Pero esto sólo puede suceder cuando los padres honran la preciosa Palabra de Dios por encima de todo lo demás y cuando la familia es gobernada de acuerdo a sus preceptos. Entonces la Palabra de Dios será vista sobre los postes y las puertas de manera práctica, y los hijos, nutridos con sus instrucciones, andarán en el camino de la verdad. Si los padres no aman la Palabra de Dios ni andan de acuerdo con ella, ¿cómo puede esperarse que sus hijos la amen y la obedezcan?
Porciones de la Palabra de Dios fueron literalmente colocadas sobre las puertas y atadas sobre las manos de los israelitas temerosos de Dios, y es bienaventurado ver lo mismo hoy día, bajo la forma de lemas bíblicos, en las paredes de los hogares cristianos. Es una buena forma de hacer que la luz del cielo brille como testimonio para todos los que entran en nuestros hogares.

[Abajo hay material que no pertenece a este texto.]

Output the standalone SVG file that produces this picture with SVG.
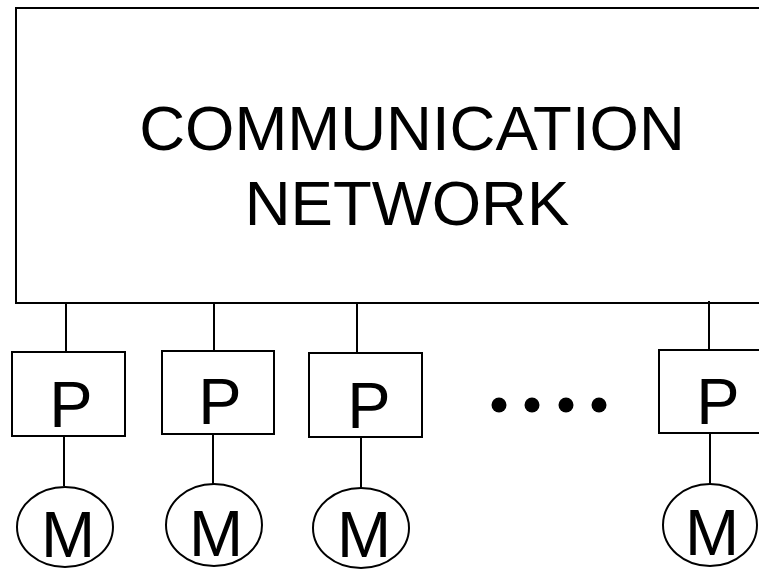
<svg xmlns="http://www.w3.org/2000/svg" width="759" height="570" viewBox="0 0 759 570">
<style>
.box{fill:#fff;stroke:#000;stroke-width:2}
.ln{stroke:#000;stroke-width:2;fill:none}
.t{font-family:"Liberation Sans",Arial,sans-serif;fill:#000;text-anchor:middle}
.big{font-size:63.5px}
.lbl{font-size:65px}
</style>
<rect width="759" height="570" fill="#fff"/>
<g id="network">
<rect class="box" x="16" y="8" width="760" height="295"/>
<text class="t big" x="412" y="150">COMMUNICATION</text>
<text class="t big" x="407" y="225">NETWORK</text>
</g>
<g id="connectors">
<line class="ln" x1="66" y1="303" x2="66" y2="352"/>
<line class="ln" x1="214" y1="303" x2="214" y2="351"/>
<line class="ln" x1="357" y1="303" x2="357" y2="353"/>
<line class="ln" x1="709" y1="301" x2="709" y2="350"/>
<line class="ln" x1="64" y1="436" x2="64" y2="486"/>
<line class="ln" x1="213" y1="434" x2="213" y2="484"/>
<line class="ln" x1="361" y1="437" x2="361" y2="488"/>
<line class="ln" x1="710" y1="433" x2="710" y2="485"/>
</g>
<g id="p1"><rect class="box" x="12" y="352" width="113" height="84"/><text class="t lbl" x="71" y="427">P</text></g>
<g id="p2"><rect class="box" x="162" y="351" width="112" height="83"/><text class="t lbl" x="220" y="424">P</text></g>
<g id="p3"><rect class="box" x="309" y="353" width="113" height="84"/><text class="t lbl" x="369" y="428">P</text></g>
<g id="p4"><rect class="box" x="659" y="350" width="120" height="83"/><text class="t lbl" x="718" y="424">P</text></g>
<g id="m1"><ellipse class="box" cx="65" cy="527" rx="48" ry="40"/><text class="t lbl" x="68" y="557">M</text></g>
<g id="m2"><ellipse class="box" cx="214" cy="525" rx="48" ry="41"/><text class="t lbl" x="216" y="556">M</text></g>
<g id="m3"><ellipse class="box" cx="361" cy="528" rx="48" ry="40"/><text class="t lbl" x="364" y="557">M</text></g>
<g id="m4"><ellipse class="box" cx="710" cy="525" rx="47" ry="41"/><text class="t lbl" x="712" y="555">M</text></g>
<g id="dots">
<circle cx="499" cy="405" r="7.5"/>
<circle cx="532" cy="405" r="7.5"/>
<circle cx="566" cy="405" r="7.5"/>
<circle cx="599" cy="405" r="7.5"/>
</g>
</svg>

El hijo de un cristiano se mudó a un nuevo hogar y lo amuebló bien. Luego invitó a su padre a que lo visitara y le mostró toda la casa. Después de haberla visto, el padre observó: «Bien, hijo, ciertamente tienes un hogar muy cómodo, pero nadie podría decir al recorrerlo si vive en él un hijo de Dios o un hombre del mundo». Estas palabras impresionaron de tal modo a su hijo que pronto colgó muchos lemas bíblicos en las paredes y dio a la Palabra de Dios un lugar más destacado en su hogar.
Es triste ver hogares cristianos ataviados a la última moda, colmados de lujo y de literatura del mundo; hogares donde la radio y otros medios propagan programas mundanos de entretenimiento, hogares en los cuales la Palabra de Dios no es leída, ni oída ni practicada. Ésos no son hogares cristianos, en el sentido práctico del término. Si nuestros hogares no se distinguen de los hogares de los inconversos que nos rodean, no puede decirse con verdad que tenemos “luz en nuestras habitaciones” o que al Señor le es dado su lugar en ellos. Y esto es igualmente cierto si la lucha y la discordia caracterizan el hogar, en vez de hacerlo el amor y la dirección del Espíritu de Dios.